Archive for July 19th, 2009

19th July
2009
written by Dr. Leslie Gaines-Ross

 Took a vacation last week in the Berkshires. If you live in the Northeast of the U.S., you know that the weather was gloriously sunny and summery.  I am a lousy vacationer in the traditional sense.  All I wanted to do this vacation was catch up on my mile high reading pile. There are so many distractions and demands at work that I never feel that I am focusing enough on new ideas and insights that come from those random odd moments when a new idea jumps from a page into your head.  So I took my reading pile and dumped it all into a big LLBean canvas bag and got down to work after stocking the house with food and plenty.  I read Jim Collins’ popular new book How the Mighty Fall, several HBRs, BusinessWeeks, Fortunes, Forbes, The Conference Board Review, The Week, and several binder-clipped downloadable presentations and white papers on reputation and leadership that I wanted to review.  I can’t say I read everything but I did glance through what was going on in the world of business performance, reputation, public relations, internal communications, leadership, CEOdom, online everything, and so forth.  I was pleased with my own personal reading performance and think I mayhave hit on a new idea for vacationing – the reading retreat.  I bet there are many people who just want to sit without a laptop or smartphone and kick back with hard print. Maybe I am revealing my age but it sure was easy to concentrate and tumble ideas in my head that might have some sway in the months ahead at home and work.  My own reputation might be damaged from my reclusive behavior but I feel rested and relaxed.

 

In the June 2009 Harvard Business Review, I found an interesting interview with Alice Waters, founder of  the highly reputable restaurant Chez Panisse in Berkeley, California.  She has a smart way to retain and motivate staff.  Work cultures are critical to reputation-building and Waters definitely hit the right chord with her recruiting method. “The main chefs downstairs each work six months on and six months off, but I pay them for the whole year.  Not as much as a superstar chef, but pretty well.
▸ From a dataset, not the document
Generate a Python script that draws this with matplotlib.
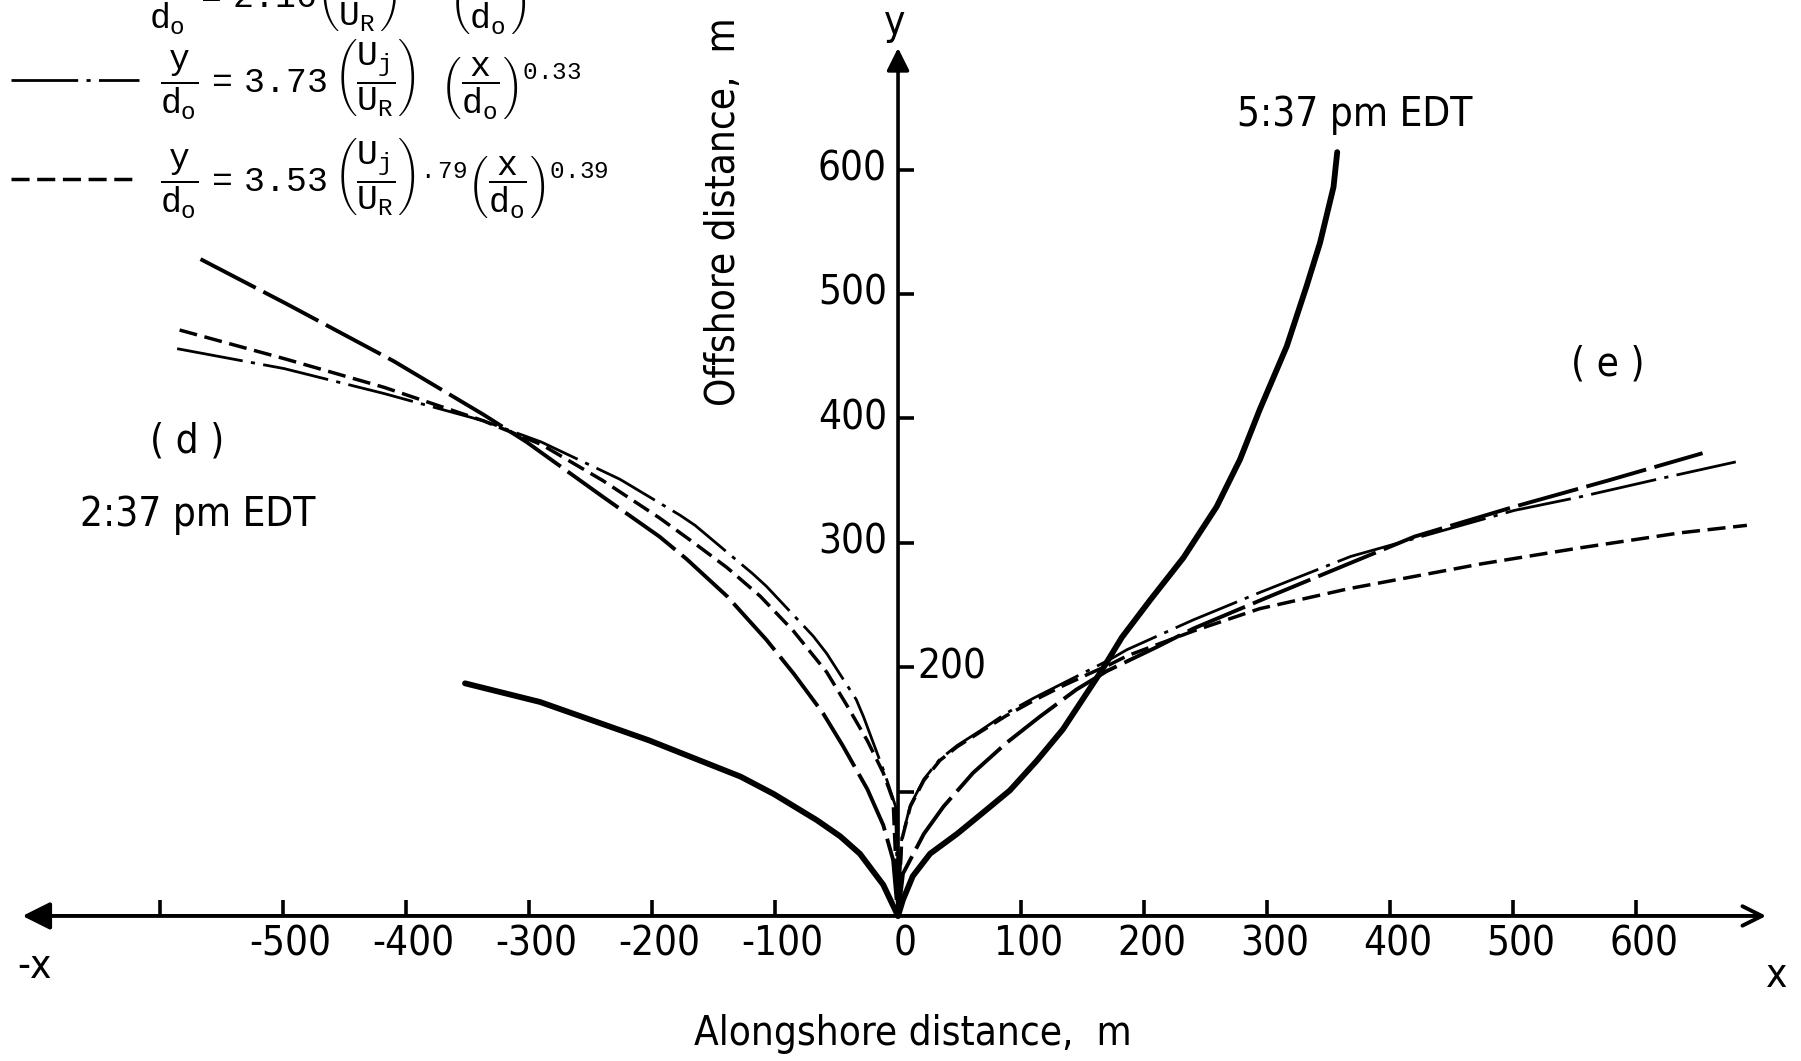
import matplotlib
matplotlib.use("Agg")
import matplotlib.pyplot as plt

plt.rcParams["font.family"] = ["Noto Sans ExtraCondensed", "Noto Sans Condensed",
                               "DejaVu Sans Condensed", "DejaVu Sans"]
plt.rcParams["font.stretch"] = "condensed"
plt.rcParams["mathtext.fontset"] = "custom"
plt.rcParams["mathtext.rm"] = "Liberation Mono"
plt.rcParams["mathtext.it"] = "Liberation Mono"

# observed plume edges, metres (alongshore x, offshore y)
obs_237_x = [-352, -291, -202, -128, -101, -66, -47, -31, -12, -1, 0]
obs_237_y = [187, 172, 141, 112, 98, 77, 64, 50, 25, 2, 0]
obs_537_x = [0, 4, 12, 26, 48, 69, 91, 113, 134, 150, 166, 182, 205, 232, 259, 278, 294, 316, 332, 343, 354, 357]
obs_537_y = [0, 13, 32, 50, 66, 83, 101, 125, 150, 174, 198, 224, 254, 288, 329, 367, 407, 458, 506, 541, 586, 614]

# eq. 1 (long dash)
eq1_left_x = [-567, -497, -410, -337, -302, -240, -194, -172, -139, -107, -85, -61, -45, -25, -12, -4, 0]
eq1_left_y = [528, 492, 446, 403, 381, 337, 305, 287, 257, 222, 195, 163, 137, 102, 73, 45, 0]
eq1_right_x = [0, 4, 21, 37, 61, 88, 115, 145, 170, 210, 240, 300, 366, 420, 501, 577, 654]
eq1_right_y = [0, 34, 66, 88, 115, 139, 160, 182, 197, 216, 231, 256, 283, 305, 329, 350, 372]

# eq. 2 (dash dot)
eq2_left_x = [-586, -499, -418, -337, -290, -226, -177, -165, -118, -107, -69, -58, -34, -28, -11, -2, 0]
eq2_left_y = [456, 440, 420, 398, 381, 351, 322, 314, 275, 265, 225, 211, 174, 160, 115, 88, 0]
eq2_right_x = [0, 3, 10, 21, 34, 48, 67, 88, 110, 134, 156, 172, 186, 240, 294, 368, 501, 555, 617, 681]
eq2_right_y = [0, 62, 89, 110, 126, 137, 149, 163, 175, 187, 198, 206, 214, 238, 260, 289, 326, 337, 351, 365]

# eq. 3 (short dash)
eq3_left_x = [-584, -499, -418, -337, -290, -240, -194, -166, -139, -112, -85, -58, -42, -25, -12, -4, 0]
eq3_left_y = [471, 448, 425, 398, 379, 350, 320, 300, 280, 257, 229, 196, 170, 141, 115, 93, 0]
eq3_right_x = [0, 3, 10, 21, 34, 48, 67, 88, 110, 134, 156, 172, 186, 240, 294, 366, 393, 474, 555, 636, 690]
eq3_right_y = [0, 61, 88, 109, 125, 136, 148, 161, 173, 185, 195, 202, 209, 229, 247, 263, 268, 283, 296, 308, 314]

x_ticks = [-600, -500, -400, -300, -200, -100, 0, 100, 200, 300, 400, 500, 600]
x_labels = ["", "-500", "-400", "-300", "-200", "-100", "0", "100", "200", "300", "400", "500", "600"]
y_ticks = [100, 200, 300, 400, 500, 600]
y_labels = ["", "200", "300", "400", "500", "600"]

eq_labels = [
    r"$\dfrac{y}{d_o}\ =\ 2.16\left(\dfrac{U_j}{U_R}\right)^{.5}\ \ \left(\dfrac{x}{d_o}\right)^{.5}$",
    r"$\dfrac{y}{d_o}\ =\ 3.73\ \left(\dfrac{U_j}{U_R}\right)\ \ \ \left(\dfrac{x}{d_o}\right)^{0.33}$",
    r"$\dfrac{y}{d_o}\ =\ 3.53\ \left(\dfrac{U_j}{U_R}\right)^{.79}\left(\dfrac{x}{d_o}\right)^{0.39}$",
]

fig = plt.figure(figsize=(18.01, 10.61), dpi=100)
ax = fig.add_axes([0, 0, 1, 1])
ax.set_xlim(-730, 734)
ax.set_ylim(-116.6, 736.3)
ax.axis("off")

fs = 29

# axes with arrows
ax.annotate("", xy=(-714, 0), xytext=(0, 0),
            arrowprops=dict(arrowstyle="-|>", lw=2.8, color="black", mutation_scale=42))
ax.annotate("", xy=(708, 0), xytext=(0, 0),
            arrowprops=dict(arrowstyle="->", lw=2.8, color="black", mutation_scale=35))
ax.annotate("", xy=(0, 700), xytext=(0, 0),
            arrowprops=dict(arrowstyle="-|>", lw=2.6, color="black", mutation_scale=34))

ax.vlines(x_ticks, 0, 13, color="black", lw=2.6)
ax.hlines(y_ticks, 0, 13, color="black", lw=2.6)
for x, lab in zip(x_ticks, x_labels):
    ax.text(x + 6, -23, lab, ha="center", va="center", fontsize=fs)
for y, lab in zip(y_ticks, y_labels):
    if y == 200:
        ax.text(16, y, lab, ha="left", va="center", fontsize=fs)
    else:
        ax.text(-9, y, lab, ha="right", va="center", fontsize=fs)

# observed
ax.plot(obs_237_x, obs_237_y, color="black", lw=4.2, solid_capstyle="round", solid_joinstyle="round")
ax.plot(obs_537_x, obs_537_y, color="black", lw=4.2, solid_capstyle="round", solid_joinstyle="round")

l1, = ax.plot(eq1_left_x, eq1_left_y, color="black", lw=2.8, dashes=(16, 2.2))
ax.plot(eq1_right_x, eq1_right_y, color="black", lw=2.8, dashes=(16, 2.2))
l2, = ax.plot(eq2_left_x, eq2_left_y, color="black", lw=2.0, dashes=(24, 3, 1.5, 3))
ax.plot(eq2_right_x, eq2_right_y, color="black", lw=2.0, dashes=(24, 3, 1.5, 3))
l3, = ax.plot(eq3_left_x, eq3_left_y, color="black", lw=2.5, dashes=(5.2, 2.2))
ax.plot(eq3_right_x, eq3_right_y, color="black", lw=2.5, dashes=(5.2, 2.2))

leg_kw = dict(bbox_transform=fig.transFigure, frameon=False, fontsize=25,
              handlelength=3.7, handletextpad=0.6, labelspacing=0.45, borderpad=0,
              borderaxespad=0)
leg1 = ax.legend([l1], eq_labels[:1], loc="center left", bbox_to_anchor=(0.0, 1.006), **leg_kw)
ax.add_artist(leg1)
ax.legend([l2, l3], eq_labels[1:], loc="center left", bbox_to_anchor=(0.006, 0.879), **leg_kw)

ax.text(-702, -41, "-x", ha="center", va="center", fontsize=fs)
ax.text(714, -48, "x", ha="center", va="center", fontsize=fs)
ax.text(-3, 718, "y", ha="center", va="center", fontsize=fs)
ax.text(-141.5, 566, "Offshore distance,  m", rotation=90, ha="center", va="center", fontsize=fs)
ax.text(12, -95, "Alongshore distance,  m", ha="center", va="center", fontsize=fs)
ax.text(-578, 381, "( d )", ha="center", va="center", fontsize=fs)
ax.text(-569, 322, "2:37 pm EDT", ha="center", va="center", fontsize=fs)
ax.text(371, 644, "5:37 pm EDT", ha="center", va="center", fontsize=fs)
ax.text(577, 443, "( e )", ha="center", va="center", fontsize=fs)

fig.savefig("out.png", dpi=100)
When they’re not working at Chez Panisse, they’re in France. One teaches in Bordeaux, and the other goes to Paris. They travel and then come back to the restaurant.”  As Waters says, the returning chefs bring back new ideas, new energy and new excitement into the kitchen.  When asked if she would keep this idea going despite the rough economy, she said absolutely yes. 

 

Most companies could not afford to pay people for taking half the year off but what is important to note is that job flexibility can do wonders in building a company or organizational reputation that benefits everyone – employees, bosses and customers.